(DIRECTIONS):
Up to and including the line containing "import plotly.graph_objects as go", please reproduce the lines of the listing below, starting from the top.

(DATA EXCERPT):
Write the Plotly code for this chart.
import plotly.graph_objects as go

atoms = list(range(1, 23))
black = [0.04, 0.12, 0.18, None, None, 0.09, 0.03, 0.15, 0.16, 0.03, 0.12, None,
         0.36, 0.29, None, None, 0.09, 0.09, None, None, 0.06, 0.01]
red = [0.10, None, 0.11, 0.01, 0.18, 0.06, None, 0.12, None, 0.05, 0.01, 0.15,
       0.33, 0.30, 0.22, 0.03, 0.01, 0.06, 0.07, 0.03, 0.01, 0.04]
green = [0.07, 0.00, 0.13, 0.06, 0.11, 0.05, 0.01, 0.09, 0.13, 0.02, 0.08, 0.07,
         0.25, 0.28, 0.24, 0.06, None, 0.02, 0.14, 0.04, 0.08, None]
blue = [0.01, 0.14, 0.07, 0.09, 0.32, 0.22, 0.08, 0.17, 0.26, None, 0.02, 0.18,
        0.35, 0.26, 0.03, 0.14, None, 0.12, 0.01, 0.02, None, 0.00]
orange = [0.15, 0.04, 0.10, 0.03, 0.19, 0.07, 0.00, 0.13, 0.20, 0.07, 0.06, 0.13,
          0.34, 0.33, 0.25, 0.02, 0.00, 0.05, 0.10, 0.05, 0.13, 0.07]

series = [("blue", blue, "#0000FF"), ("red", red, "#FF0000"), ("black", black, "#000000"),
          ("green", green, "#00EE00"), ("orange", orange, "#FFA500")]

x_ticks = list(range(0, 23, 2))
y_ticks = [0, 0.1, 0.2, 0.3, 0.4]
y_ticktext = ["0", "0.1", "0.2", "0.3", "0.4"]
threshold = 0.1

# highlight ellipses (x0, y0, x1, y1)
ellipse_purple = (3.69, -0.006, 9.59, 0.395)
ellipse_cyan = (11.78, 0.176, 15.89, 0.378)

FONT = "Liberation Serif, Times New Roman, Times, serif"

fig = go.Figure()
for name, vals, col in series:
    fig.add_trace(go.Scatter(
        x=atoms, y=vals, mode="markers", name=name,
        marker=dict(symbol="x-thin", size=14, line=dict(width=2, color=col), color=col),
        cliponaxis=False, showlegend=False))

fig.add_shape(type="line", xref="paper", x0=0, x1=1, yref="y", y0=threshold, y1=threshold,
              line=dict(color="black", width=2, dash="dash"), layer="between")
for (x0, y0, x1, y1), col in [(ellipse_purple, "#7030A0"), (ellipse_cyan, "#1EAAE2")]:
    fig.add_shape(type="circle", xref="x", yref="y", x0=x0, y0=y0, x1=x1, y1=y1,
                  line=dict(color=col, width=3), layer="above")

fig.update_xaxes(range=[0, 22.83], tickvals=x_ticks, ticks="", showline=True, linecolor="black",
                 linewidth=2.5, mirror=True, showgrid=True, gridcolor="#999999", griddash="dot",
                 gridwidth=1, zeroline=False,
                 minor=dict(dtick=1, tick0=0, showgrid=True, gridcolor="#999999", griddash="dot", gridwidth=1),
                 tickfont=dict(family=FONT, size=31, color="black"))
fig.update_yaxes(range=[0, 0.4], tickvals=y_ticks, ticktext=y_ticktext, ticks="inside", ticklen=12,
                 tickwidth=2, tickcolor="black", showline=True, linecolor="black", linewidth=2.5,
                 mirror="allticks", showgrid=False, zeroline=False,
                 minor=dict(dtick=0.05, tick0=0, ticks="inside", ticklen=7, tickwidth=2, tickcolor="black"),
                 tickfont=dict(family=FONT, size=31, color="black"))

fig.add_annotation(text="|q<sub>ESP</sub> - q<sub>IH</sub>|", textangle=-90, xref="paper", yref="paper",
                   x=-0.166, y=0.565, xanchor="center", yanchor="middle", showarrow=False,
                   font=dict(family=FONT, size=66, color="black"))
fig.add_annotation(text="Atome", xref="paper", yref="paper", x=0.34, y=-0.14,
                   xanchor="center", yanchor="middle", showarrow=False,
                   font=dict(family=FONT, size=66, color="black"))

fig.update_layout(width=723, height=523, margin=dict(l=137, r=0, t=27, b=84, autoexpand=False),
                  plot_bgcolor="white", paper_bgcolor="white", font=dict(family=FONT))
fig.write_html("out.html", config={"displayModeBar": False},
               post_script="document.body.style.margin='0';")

(SOLUTION FOR THIS PROBLEM):
Write the Plotly code for this chart.
import plotly.graph_objects as go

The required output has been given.